El poeta y académico Roberto Cruz Arzabal —participante en el taller de Toluca en su adolescencia— me cuenta algo que revela la personalidad de Fernández: cuando alguien lo interpelaba reverencialmente como “Maestro”, su reacción era: “¡Eso lo serás tú!”. No era de quienes cultivan el desvarío del poeta como figura de adoración y prefería identificarse como traductor.

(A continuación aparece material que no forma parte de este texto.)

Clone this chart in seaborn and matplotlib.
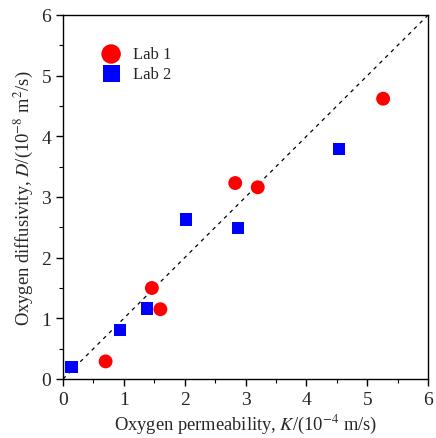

Ante la ineptitud estatal mexicana, parecen sólo quedar la memoria individual y de grupo: además de su obra —sus poemas están reunidos en Exutorio (2006, editado por Hernán Bravo Varela) y Arca (2010, editado por Jorge Esquinca)— Fernández era cercano a poetas como Francisco Hernández, Alberto Paredes, Vicente Quirarte y Enzia Verduchi; participó en proyectos editoriales importantes para la poesía mexicana contemporánea como la primera fase de la colección El Ala del Tigre; coordinó la colección La Canción de la Tierra; contribuyó al arranque de Bonobos Editores —de Santiago Matías y Amelia Suárez Arriaga, también asistentes a su taller de poesía— en la que se publicó la traducción que Fernández hizo del poeta Eros Alesi (Mamá morfina); Ernesto Lumbreras ha dicho que Fernández había entregado a la editorial FCE una antología de poesía italiana que abarca seis siglos, pero aún permanece inédita (Sergio Téllez-Pon cuenta que son dos tomos de poesía del siglo XX); el traductor y poeta era, en fin, capaz de inspirar vocaciones literarias. Según cuentan, Guillermo Fernández —lejano a la dulzura— era rotundo en la expresión de sus posiciones, riguroso en la lectura de poemas de otros, pero generoso ante las diferencias; alguien que señalaba y abría puertas —incluso las que lo disgustaban— era un maestro.